How to start your own delivery driver business

With e-commerce sales accounting for around 30% of all retail sales, the online market doesn’t show any signs of slowing down, making now the perfect time to start your own courier business.

As a nation, we sent over 4.2 billion parcels between 2020/2021, so there’s more than enough business for you to compete with even the delivery giants like DPD and Hermes.

Here are our top tips to help you get started. Whether you want to be a local delivery driver or have a fleet of vehicles around the country – the important starting steps are the same.

Create a business plan

Like any business, you’ll need to create a business plan. Decide what type of courier business you want to run.

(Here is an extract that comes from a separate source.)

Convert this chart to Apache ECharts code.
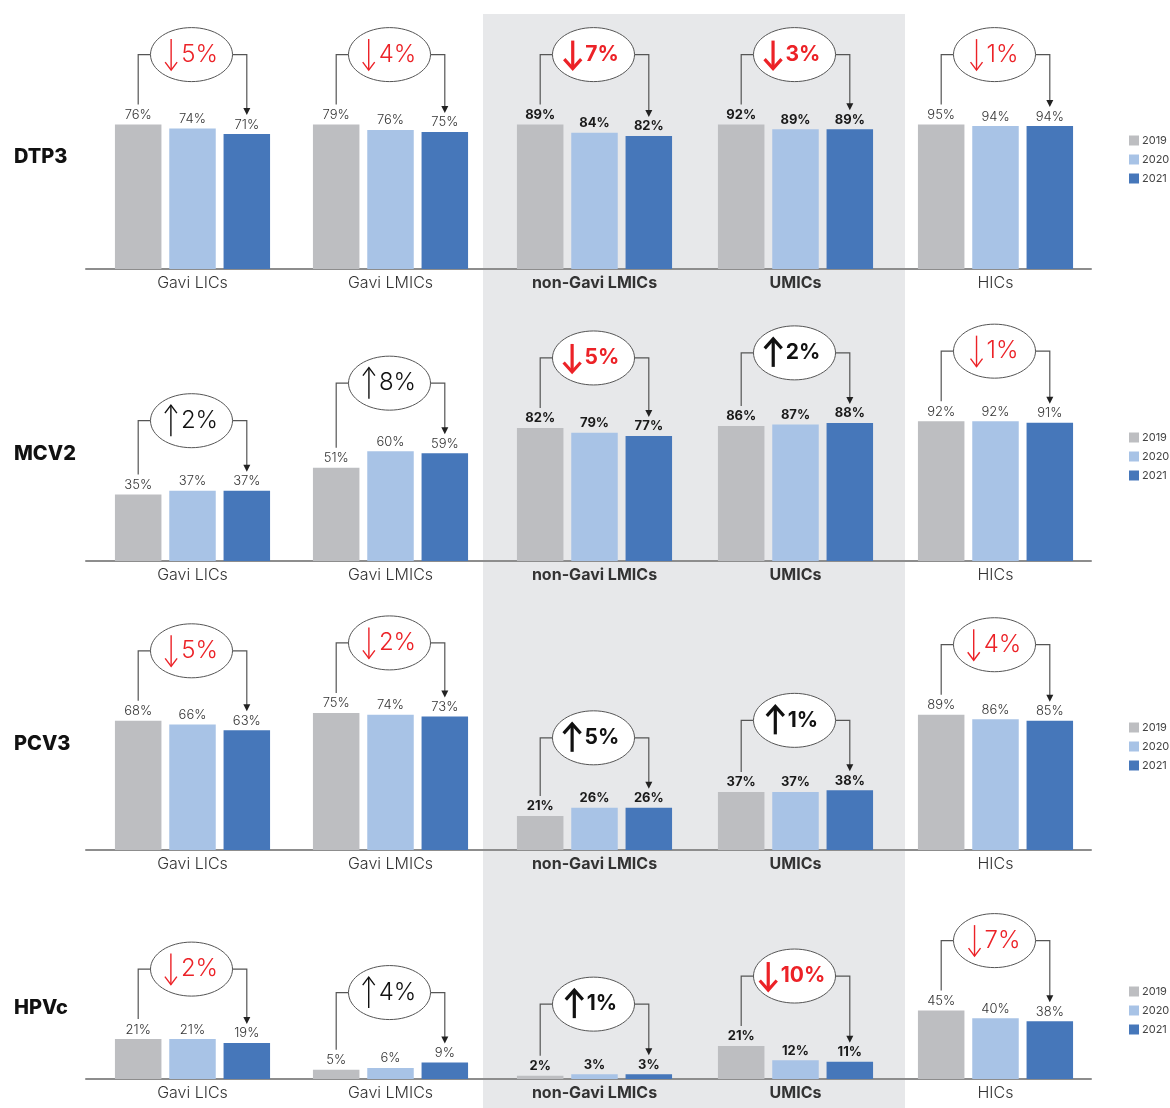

Will you be working with local independent businesses, will you be delivering perishable goods or furniture for example?

Getting specific about what it is you’ll be moving from A to B, will help you know who your competitors are, and what type of vehicle and tools you’ll need.

You can then start to put together your business plan. This should include information about the products and services you’ll offer, marketing strategy, financial forecasting, and budgeting.

Choose the right vehicle

When you know what type of delivery business you’ll be operating, you can start to think about choosing the right vehicle. Will you need a large van, or if you’re just delivering locally and live in a rural setting, perhaps a rugged four-wheel drive would be more appropriate?

If you’re delivering fresh and frozen food, then a vehicle with fridge and freezer compartments will be needed. Can you hire a vehicle, or will you be buying one? And if you need a fleet of vehicles, how many will you need?

It’s important to think about the practicalities of your business before you start investing large sums of money.

Get the essential tools

Once you’ve invested in the right type of vehicle, it’s time to get the essential tools sorted. Pocket knives and multi-tools should be top of your list, along with a satnav, and a roadmap – especially if you’ll be delivering around unfamiliar areas.

If you’re planning on having more than one vehicle, you should make sure each one has all the essentials to hand.

Make it legal

But remember, before you start making those deliveries, you’ll need to make your business legal. If you’re planning on just working for yourself, you can register with HMRC as a sole trader, which is what 56% of the private sector does. Or you can trade as a company, and you’ll need to register with Companies House.